Exercise 4: Design your AI Monday (5 minutes)
Now put it all together. Write out what your ideal Monday morning looks like with your AI system running.
Here's an example:
6:30am — Cowork's scheduled task runs. By the time I open my laptop, my morning brief is sitting on my Desktop with overnight email summaries and today's calendar.
7:00am — I review the brief over coffee. Flag two emails that need responses. Ask Cowork to draft replies based on my context.
7:15am — Review and send the draft responses. Check the auto-generated meeting prep doc for my 9am meeting.
7:30am — Start actual deep work, already caught up on everything without opening my inbox once.
Write your version. Be specific about which automated tasks fire, which workflows you trigger manually, and where your human judgment gets applied.
This isn't a fantasy exercise. This is your playbook for next week. Make it real.
Reflection questions
Before you close this out, answer these honestly:
- How many hours per week do you estimate your AI system will save you? Be conservative. Even 3-5 hours is transformational.
- What's the one workflow you're most excited about? The one that made you think "why wasn't I doing this already?"
- What's your biggest remaining uncertainty? Where are you not sure AI can handle it well enough? (That's fine. Those are your "collaborate" tasks where you stay closely involved.)
- What would you add to your system in 30 days? Not everything has to be built today.
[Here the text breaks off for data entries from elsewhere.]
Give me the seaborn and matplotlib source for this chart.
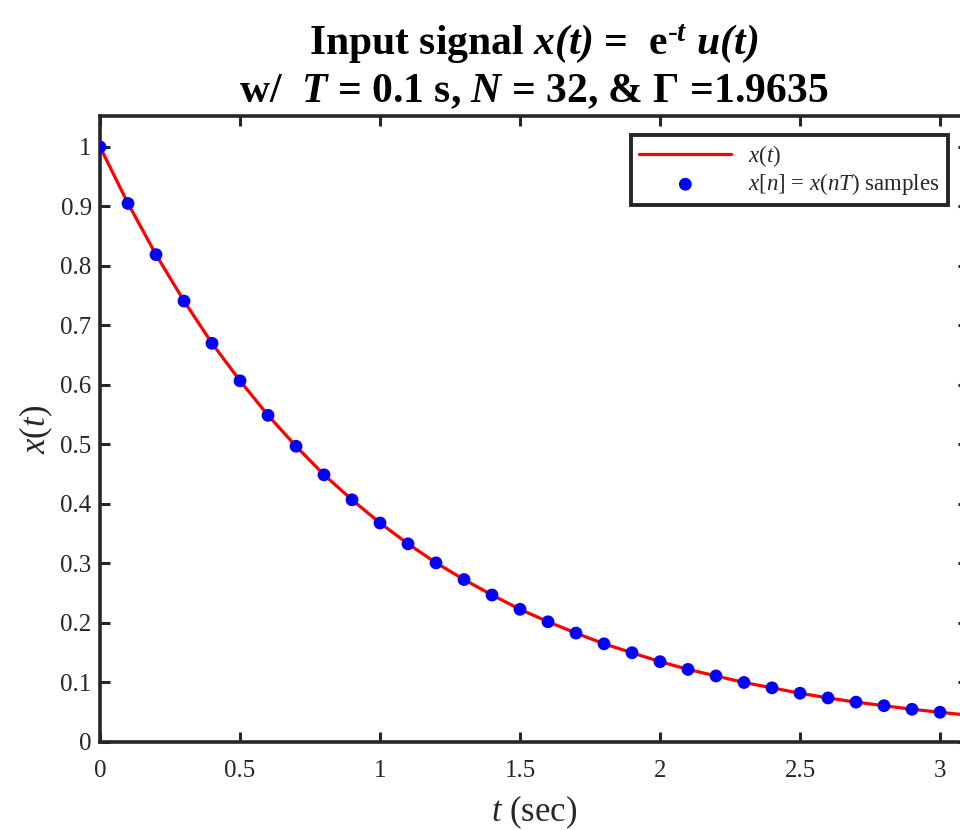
import numpy as np
import pandas as pd
import matplotlib
matplotlib.use("Agg")
import matplotlib.pyplot as plt
from matplotlib.ticker import FormatStrFormatter
import seaborn as sns

# ======================= Data =======================
t_samples = [0.0, 0.1, 0.2, 0.3, 0.4, 0.5, 0.6, 0.7, 0.8, 0.9,
             1.0, 1.1, 1.2, 1.3, 1.4, 1.5, 1.6, 1.7, 1.8, 1.9,
             2.0, 2.1, 2.2, 2.3, 2.4, 2.5, 2.6, 2.7, 2.8, 2.9,
             3.0, 3.1]
x_samples = [1.000, 0.905, 0.819, 0.741, 0.670, 0.607, 0.549, 0.497, 0.449, 0.407,
             0.368, 0.333, 0.301, 0.273, 0.247, 0.223, 0.202, 0.183, 0.165, 0.150,
             0.135, 0.122, 0.111, 0.100, 0.091, 0.082, 0.074, 0.067, 0.061, 0.055,
             0.050, 0.045]
x_ticks = [0, 0.5, 1, 1.5, 2, 2.5, 3]
y_ticks = [0, 0.1, 0.2, 0.3, 0.4, 0.5, 0.6, 0.7, 0.8, 0.9, 1]

df = pd.DataFrame({"t": t_samples, "x": x_samples})

# ======================= Style =======================
sns.set_style("ticks")
plt.rcParams["font.family"] = ["Liberation Serif", "DejaVu Serif"]
plt.rcParams["mathtext.fontset"] = "custom"
plt.rcParams["mathtext.rm"] = "Liberation Serif"
plt.rcParams["mathtext.it"] = "Liberation Serif:italic"
plt.rcParams["mathtext.bf"] = "Liberation Serif:bold:italic"

spine_col = "#262626"

fig = plt.figure(figsize=(9.6, 8.3), dpi=100)
# axes runs slightly past the right edge, like the cropped original
ax = fig.add_axes([100 / 960, 1 - 742 / 830, 868 / 960, (742 - 116) / 830])

sns.lineplot(data=df, x="t", y="x", ax=ax, color="red", linewidth=2.3,
             label="$x(t)$", sort=False)
sns.scatterplot(data=df, x="t", y="x", ax=ax, color="blue", s=85,
                edgecolor="none", label="$x[n]$ = $x(nT)$ samples", zorder=3)

ax.set_xlim(0, 3.1)
ax.set_ylim(0, 1.052)
ax.set_xticks(x_ticks)
ax.set_yticks(y_ticks)
ax.xaxis.set_major_formatter(FormatStrFormatter("%g"))
ax.yaxis.set_major_formatter(FormatStrFormatter("%g"))
ax.tick_params(direction="in", length=7, width=2.2, color=spine_col,
               labelsize=18, labelcolor="#262626", top=True, right=True)
ax.tick_params(axis="x", pad=13)
ax.tick_params(axis="y", pad=6)
for sp in ax.spines.values():
    sp.set_visible(True)
    sp.set_linewidth(2.6)
    sp.set_color(spine_col)

ax.set_xlabel("$t$ (sec)", fontsize=25, color="#262626", labelpad=8)
ax.set_ylabel("$x(t)$", fontsize=25, color="#262626", labelpad=4)

ax.set_title("Input signal $\\mathbf{x(t)}$ =  e$^{\\text{-}\\mathbf{t}}$ $\\mathbf{u(t)}$\n"
             "w/  $\\mathbf{T}$ = 0.1 s, $\\mathbf{N}$ = 32, & \u0393 =1.9635",
             fontsize=30, fontweight="bold", color="black", pad=10, linespacing=1.25)

leg = ax.legend(loc="upper right", bbox_to_anchor=((948 - 100) / 868, 1 - (135 - 116) / 626),
                borderaxespad=0, fontsize=16.5, frameon=True, fancybox=False,
                borderpad=0.35, handlelength=4.0, handletextpad=0.75, labelspacing=0.1)
leg.get_frame().set_edgecolor(spine_col)
leg.get_frame().set_linewidth(2.8)
leg.get_frame().set_alpha(1)

fig.savefig("out.png", dpi=100)
plt.close(fig)
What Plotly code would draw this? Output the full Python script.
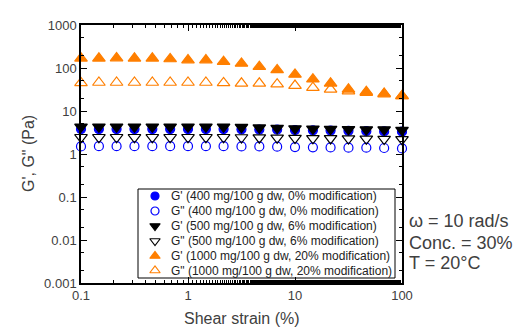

What's the natural next workflow to add once you've proven the first few work?
- Looking back at your Day 1 audit — how has your "AI opportunity surface" changed? You saw possibilities two weeks ago. Now you have systems. What feels different?
Write your answers down. Come back to them in a month and see how reality compared to the plan.
You just built something real
This isn't a hypothetical. You have a scheduled automation that will run without you. You have a multi-step workflow you can trigger whenever you need it. You have a map of your entire work week with AI integrated into every recurring task.
That's a system. That's what we set out to build on Day 1.
Tomorrow is the final day. We'll talk about where all of this is headed, how to keep getting better, and what your continued learning path looks like. It's a short one, but it matters.
You didn't just learn about AI. You built an AI system. That's the difference between knowing and doing.